Short of that goal, human beings seek an upward moral mobility toward fulfilment: “At each level of achievement—in person, family, city, state, and humankind as a whole—the concept of the common good recognizes both an end achieved, and a new inward impulsion toward a further achievement, upon a larger and more complex plane.”
But what rational meaning has Novak retained in this concept of common good? Diverse persons, families, and organizations have different identities, so one would think that the good peculiar to each must surely reveal a distinctive qualification. Otherwise, how can we differentiate between a family and a state, or between a school and a business enterprise? Moreover, schools, families, churches, and businesses do not as such share something in common. Thus, the common good, as Aristotle or Aquinas or MacIntyre uses the term, is still not applicable to anything Novak has identified until we consider the state or society as a whole.
Precisely at this point, however, Novak is most uncomfortable about using the words “common good” in referring to any substantive condition or aim of practical reason.
In order to protect individual responsibility against the danger of totalitarianism, Novak is reluctant to allow the possibility that citizens as citizens, or individuals as individuals, can legitimately envision together a substantive common good to be legislated and enforced by government for the good of the whole community. Rather, he identifies common good in its grandest sense with the unreachable kingdom of God, and in its reachable sense with a diversity of individual and organizational initiatives.
He also identifies the common good with an inner potentiality that controls the whole movement of history toward freedom: “Thus, the common good is the inner dynamo of human progress, rooted in the human’s capacity to reflect upon his or her own actions, to grasp their deficiencies and incompletenesses, and to choose to press onward toward the full development of the entire range of human possibilities.”
A public or political common good, in the more traditional sense, cannot be achieved by direct intention, according to Novak, but must be allowed to arise as a more or less indirect consequence of freedom expressed in a variety of human communities.
“In sum,” Novak writes, “the new concept of the common good pushes us beyond a simple reliance upon authority that defines for all the substantive good, and turns us instead toward achieving the rules that make an open society possible.”
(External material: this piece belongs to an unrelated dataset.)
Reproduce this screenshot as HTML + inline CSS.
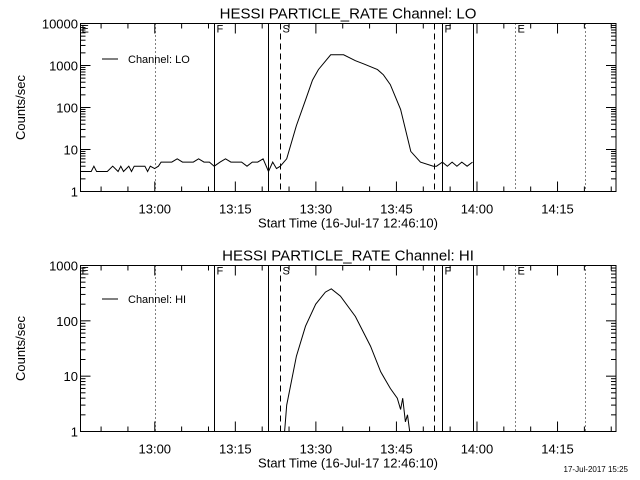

Despite his talk of common good and diverse communities, Novak returns in the end to something very close to liberalism with its emphasis on individual freedom and public rules of due process and democracy. Apart from affirming the importance of “mediating institutions” between the individual and the state, Novak offers little of substance with regard to an ontological conception of the pluralistic structure of society.
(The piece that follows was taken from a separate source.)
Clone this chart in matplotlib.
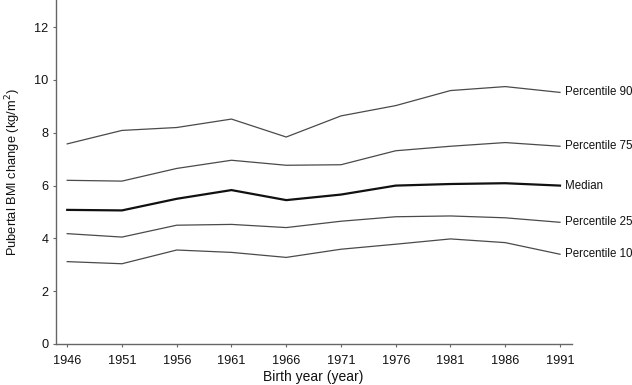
import matplotlib
matplotlib.use("Agg")
import matplotlib.pyplot as plt

plt.rcParams['font.family'] = ['Liberation Sans', 'DejaVu Sans']

years = [1946, 1951, 1956, 1961, 1966, 1971, 1976, 1981, 1986, 1991]
p90 = [7.58, 8.09, 8.20, 8.52, 7.84, 8.64, 9.03, 9.60, 9.75, 9.53]
p75 = [6.20, 6.17, 6.65, 6.96, 6.77, 6.79, 7.32, 7.49, 7.63, 7.49]
median = [5.08, 5.06, 5.50, 5.83, 5.45, 5.66, 6.00, 6.06, 6.09, 6.00]
p25 = [4.18, 4.05, 4.50, 4.53, 4.41, 4.65, 4.82, 4.85, 4.78, 4.61]
p10 = [3.12, 3.04, 3.56, 3.47, 3.28, 3.59, 3.78, 3.98, 3.84, 3.40]

series = [
    ("Percentile 90", p90),
    ("Percentile 75", p75),
    ("Median", median),
    ("Percentile 25", p25),
    ("Percentile 10", p10),
]
yticks = [0, 2, 4, 6, 8, 10, 12]

fig = plt.figure(figsize=(6.32, 3.85), dpi=100)
ax = fig.add_axes([55.5/632, 41/385, (571.7-55.5)/632, 344/385])

for name, vals in series:
    if name == "Median":
        ax.plot(years, vals, color="#111111", lw=1.6)
    else:
        ax.plot(years, vals, color="#4a4a4a", lw=0.9)
    ax.annotate(name, xy=(years[-1], vals[-1]), xytext=(3.5, 0),
                textcoords="offset points", va="center", ha="left",
                fontsize=8.3, color="#111111", annotation_clip=False)

ax.set_xlim(1944.93, 1992.07)
ax.set_ylim(0, 13.03)
ax.set_xticks(years)
ax.set_yticks(yticks)
ax.tick_params(axis='both', labelsize=9.2, length=2.5, width=0.8,
               color="#666666", labelcolor="#111111")
ax.tick_params(axis='x', pad=5.5)
ax.tick_params(axis='y', pad=2.5)
for s in ["top", "right"]:
    ax.spines[s].set_visible(False)
for s in ["left", "bottom"]:
    ax.spines[s].set_color("#666666")
    ax.spines[s].set_linewidth(1.0)

ax.set_xlabel("Birth year (year)", fontsize=10, color="#111111", labelpad=2)
ax.set_ylabel("Pubertal BMI change (kg/m$^{2}$)", fontsize=9.3, color="#111111", labelpad=8)

fig.savefig("out.png", dpi=100)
While Stout and Walzer try to give a historical account of the reality of multiple social spheres, and while MacIntyre tries to renew the notion of an integral, complex social order of justice, Novak reaches for theological language to back up both his teleological orientation and his belief in the universal validity of the principles of liberty and justice: “Liberty and justice are ‘transcendent’ principles in the sense that they can never be perfectly fulfilled at any point in history, but keep driving a pilgrim race ever forward in their pursuit. In every generation, there are always further steps in pursuit of justice and of liberty to be taken, amid the vicissitudes of historical circumstances, social necessity, and human fallibility.”
From MacIntyre’s point of view, Novak is trying to offer a universal rational argument to justify the superiority of liberalism over other traditions. Precisely because Novak’s critics either hold to other liberal preferences, or because they stand in other traditions in which his mode of practical reasoning makes no sense, the consequence is that Novak, too, cannot escape the confusion of tongues rampant in our contemporary world.
Novak is trying to synthesize every tradition into the liberal tradition, but, from MacIntyre’s point of view, that project cannot succeed.
We can now understand more clearly the urgency of the question about how to comprehend society’s diversity in relation to some kind of integral unity or coherence.
MacIntyre argues that liberal individualism makes such an attempt at comprehension impossible.
Stout believes that society is actually more integrated than the ideology of liberal individualism allows its to recognize, so we need to concentrate on deciphering the reality behind the ideologically blinding dogmas.
And Novak is convinced that liberalism is part of the progressive solution to the problem of building the common good since it helps to scrape away false (especially totalitarian) attempts to create integral societies while freeing individuals to pursue a vast plurality of common goods. But have we received from these writers a convincing normative argument that can guide action toward the shaping of a coherent and pluralistic society? Must we return to Thomas Aquinas or to Aristotle for a philosophy that escapes the historicizing and relativizing tendencies of modern, pragmatic liberalism? Or must we give up hope of finding a normative social philosophy that can do justice both to the diversity of social spheres and to the coherence of a common public order?